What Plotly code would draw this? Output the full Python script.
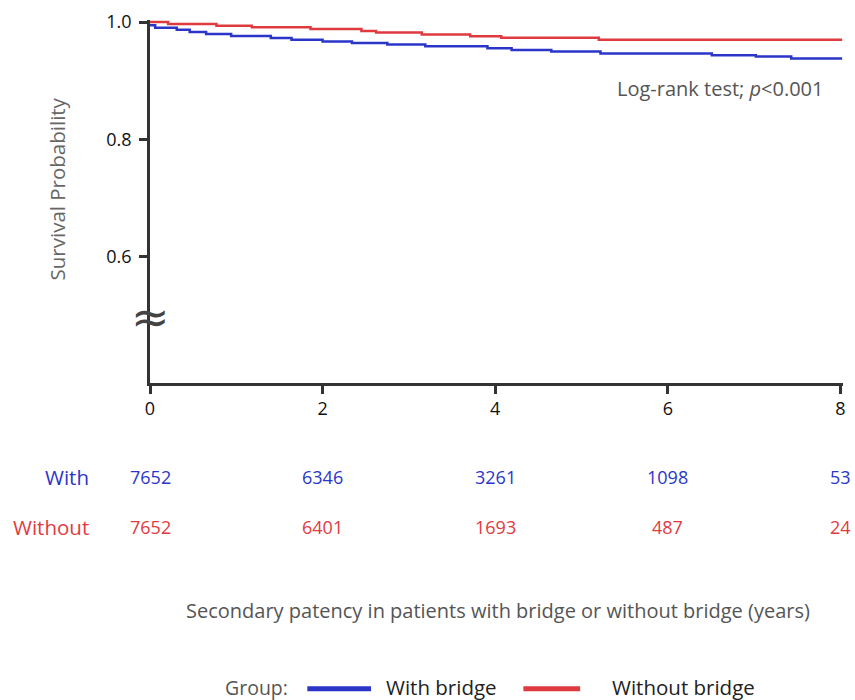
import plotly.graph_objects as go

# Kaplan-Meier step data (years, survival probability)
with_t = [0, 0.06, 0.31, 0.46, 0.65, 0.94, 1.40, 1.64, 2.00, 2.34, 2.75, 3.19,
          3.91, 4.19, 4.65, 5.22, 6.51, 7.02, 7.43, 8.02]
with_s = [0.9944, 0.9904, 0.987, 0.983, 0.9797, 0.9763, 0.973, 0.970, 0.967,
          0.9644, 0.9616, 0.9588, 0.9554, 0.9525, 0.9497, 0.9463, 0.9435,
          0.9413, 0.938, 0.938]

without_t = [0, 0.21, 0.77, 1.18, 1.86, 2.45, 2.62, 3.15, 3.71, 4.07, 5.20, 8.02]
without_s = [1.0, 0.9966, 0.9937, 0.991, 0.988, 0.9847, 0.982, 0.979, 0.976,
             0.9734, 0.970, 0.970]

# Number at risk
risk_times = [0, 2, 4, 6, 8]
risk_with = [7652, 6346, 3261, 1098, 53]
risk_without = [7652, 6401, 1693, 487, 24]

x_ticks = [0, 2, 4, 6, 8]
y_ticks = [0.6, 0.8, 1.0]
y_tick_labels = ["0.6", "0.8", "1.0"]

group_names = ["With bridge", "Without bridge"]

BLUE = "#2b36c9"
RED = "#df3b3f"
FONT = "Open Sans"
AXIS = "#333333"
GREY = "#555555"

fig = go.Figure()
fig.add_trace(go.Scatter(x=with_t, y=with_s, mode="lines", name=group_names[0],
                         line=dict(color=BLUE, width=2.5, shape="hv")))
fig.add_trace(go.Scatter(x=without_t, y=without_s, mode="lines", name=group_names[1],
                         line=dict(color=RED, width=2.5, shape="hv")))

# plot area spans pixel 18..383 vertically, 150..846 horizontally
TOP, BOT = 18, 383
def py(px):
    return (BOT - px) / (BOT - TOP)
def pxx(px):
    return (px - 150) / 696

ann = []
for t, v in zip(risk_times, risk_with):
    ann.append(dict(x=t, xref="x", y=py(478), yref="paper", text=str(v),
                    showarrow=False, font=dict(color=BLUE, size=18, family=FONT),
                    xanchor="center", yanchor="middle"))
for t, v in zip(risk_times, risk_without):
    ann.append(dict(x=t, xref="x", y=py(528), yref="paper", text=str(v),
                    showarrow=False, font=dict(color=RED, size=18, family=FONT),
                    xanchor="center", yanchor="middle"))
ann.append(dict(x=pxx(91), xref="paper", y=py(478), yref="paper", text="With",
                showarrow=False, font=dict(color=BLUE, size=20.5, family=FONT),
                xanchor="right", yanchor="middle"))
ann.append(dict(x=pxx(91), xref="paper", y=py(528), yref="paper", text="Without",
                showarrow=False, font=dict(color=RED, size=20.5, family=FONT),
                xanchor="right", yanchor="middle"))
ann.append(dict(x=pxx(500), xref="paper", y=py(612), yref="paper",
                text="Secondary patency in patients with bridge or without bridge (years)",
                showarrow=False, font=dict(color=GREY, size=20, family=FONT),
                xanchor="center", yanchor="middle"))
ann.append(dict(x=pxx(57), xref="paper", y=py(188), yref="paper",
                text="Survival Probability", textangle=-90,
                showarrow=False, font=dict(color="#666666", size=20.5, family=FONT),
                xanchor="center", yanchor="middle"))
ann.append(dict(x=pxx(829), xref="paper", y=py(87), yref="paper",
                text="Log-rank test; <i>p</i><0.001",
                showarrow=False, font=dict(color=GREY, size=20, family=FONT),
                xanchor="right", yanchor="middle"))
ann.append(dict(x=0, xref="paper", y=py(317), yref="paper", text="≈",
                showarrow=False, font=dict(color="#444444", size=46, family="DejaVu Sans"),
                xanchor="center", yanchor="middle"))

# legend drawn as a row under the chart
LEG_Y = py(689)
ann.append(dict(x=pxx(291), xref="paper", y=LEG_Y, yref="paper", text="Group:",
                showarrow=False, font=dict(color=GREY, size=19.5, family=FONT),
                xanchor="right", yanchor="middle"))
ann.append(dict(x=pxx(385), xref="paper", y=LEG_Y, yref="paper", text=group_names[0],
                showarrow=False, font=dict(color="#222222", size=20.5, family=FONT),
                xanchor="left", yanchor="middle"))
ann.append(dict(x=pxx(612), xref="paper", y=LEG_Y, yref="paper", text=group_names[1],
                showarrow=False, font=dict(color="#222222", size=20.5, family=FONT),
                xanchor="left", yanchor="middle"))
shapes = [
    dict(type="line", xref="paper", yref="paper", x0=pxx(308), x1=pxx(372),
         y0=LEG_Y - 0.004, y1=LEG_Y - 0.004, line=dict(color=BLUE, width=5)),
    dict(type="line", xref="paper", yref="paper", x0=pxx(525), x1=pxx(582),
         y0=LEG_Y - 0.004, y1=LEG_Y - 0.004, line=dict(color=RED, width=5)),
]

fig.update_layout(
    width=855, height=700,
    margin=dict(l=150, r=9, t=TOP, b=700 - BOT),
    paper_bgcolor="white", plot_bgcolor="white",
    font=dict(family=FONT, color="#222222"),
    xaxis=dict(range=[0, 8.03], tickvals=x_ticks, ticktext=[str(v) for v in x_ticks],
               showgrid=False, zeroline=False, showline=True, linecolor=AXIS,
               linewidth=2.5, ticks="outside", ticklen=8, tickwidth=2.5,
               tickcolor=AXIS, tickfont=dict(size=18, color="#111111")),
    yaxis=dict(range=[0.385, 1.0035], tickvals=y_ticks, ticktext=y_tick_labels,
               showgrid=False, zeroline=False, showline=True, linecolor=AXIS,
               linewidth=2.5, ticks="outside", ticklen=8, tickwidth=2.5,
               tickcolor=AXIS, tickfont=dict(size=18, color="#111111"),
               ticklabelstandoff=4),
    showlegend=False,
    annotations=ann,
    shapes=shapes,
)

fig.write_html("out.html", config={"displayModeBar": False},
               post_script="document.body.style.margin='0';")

********************

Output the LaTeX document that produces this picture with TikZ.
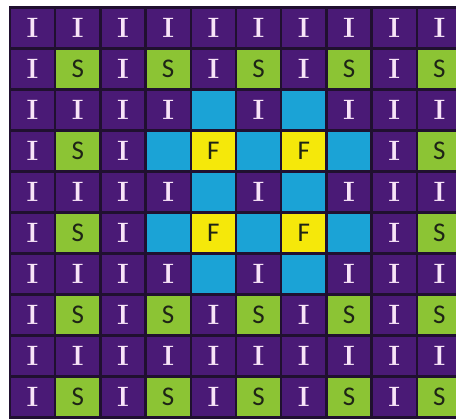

********************

Given problem: Your task is to retype exactly the lines from the one containing "What Plotly code" through the one containing "0.9413, 0.938, 0.938]", leaving every picture out.

Worked solution:
What Plotly code would draw this? Output the full Python script.
import plotly.graph_objects as go

# Kaplan-Meier step data (years, survival probability)
with_t = [0, 0.06, 0.31, 0.46, 0.65, 0.94, 1.40, 1.64, 2.00, 2.34, 2.75, 3.19,
          3.91, 4.19, 4.65, 5.22, 6.51, 7.02, 7.43, 8.02]
with_s = [0.9944, 0.9904, 0.987, 0.983, 0.9797, 0.9763, 0.973, 0.970, 0.967,
          0.9644, 0.9616, 0.9588, 0.9554, 0.9525, 0.9497, 0.9463, 0.9435,
          0.9413, 0.938, 0.938]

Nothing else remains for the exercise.